A useful starting point is to recognize that cooperation in the Arctic has not entirely ceased under current geopolitical tensions. In areas characterized by shared risks and immediate practical necessity, certain forms of cooperation have actually continued despite broader political constraints. For example, cooperation on emergency response and search and rescue has been maintained even after the Russia-Ukraine Conflict, reflecting the recognition that some risks cannot be effectively managed unilaterally. This provides an important precedent: when issues are clearly framed as shared and urgent, cooperation can persist across geopolitical divides.
From this perspective, the urgency of Arctic climate change presents a comparable case. Scientific communities have consistently emphasized that climate risks in the Arctic carry global implications and require sustained multinational observation and research. Yet this urgency has not been translated into comparable forms of sustained cooperation. Think tanks may contribute by drawing clearer connections between scientific urgency and existing policy precedents, and by framing certain areas of climate research as issues of shared risk and practical necessity.
Even if broader cooperation remains constrained, there may still be room for more targeted and incremental efforts, rather than a blanket suspension of collaboration. The challenges faced by scientific communities are often highly specific, including access to data, infrastructure, field sites, and cross-border movement. Think tanks may be well positioned to examine which aspects of cooperation are genuinely restricted by legal or security considerations, and which are limited more by precautionary assumptions or lack of coordination. This could help identify areas of climate research that may reasonably qualify for exemptions or more flexible arrangements.
Such efforts may also involve supporting alternative platforms for engagement.
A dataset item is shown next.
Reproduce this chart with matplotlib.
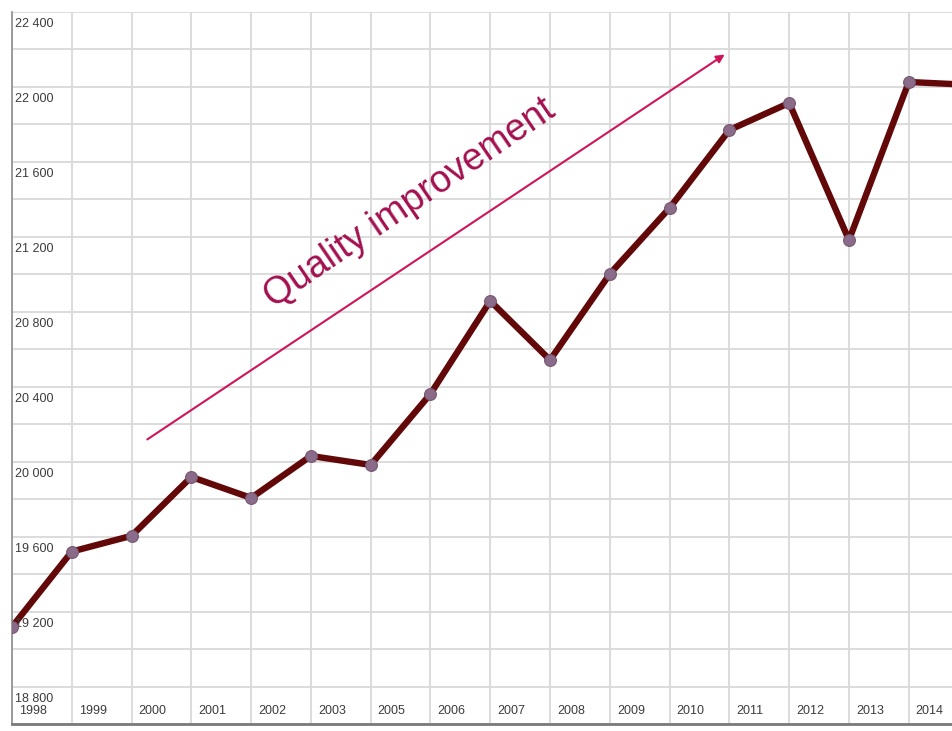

Independent and non-governmental forums—such as Arctic Circle meetings or broader scientific platforms—can provide spaces where communication is less constrained by formal political positions.
Importantly, the constraints on Arctic scientific cooperation are not limited to current geopolitical conflicts. Political debates over the roles of Arctic and non-Arctic states have also begun to shape scientific engagement. Think tanks can contribute by clarifying the distinction between governance and participation. Many Arctic research questions have clear global public goods characteristics, and their scientific investigation should not be unnecessarily restricted by political categorizations. Making this distinction explicit could help prevent political concerns from being extended into domains where wider engagement is both legitimate and useful.
If climate cooperation is to remain a viable pathway for Arctic engagement, the focus may need to shift from rhetorical consensus toward more practical forms of institutional coordination. In the long run, sustained cooperation will still depend on governments. Yet in the current environment, when formal channels are constrained, strengthening intermediary functions that connect science and policy may be one of the few available ways to preserve cooperation, maintain scientific continuity, and keep open the foundations for future engagement.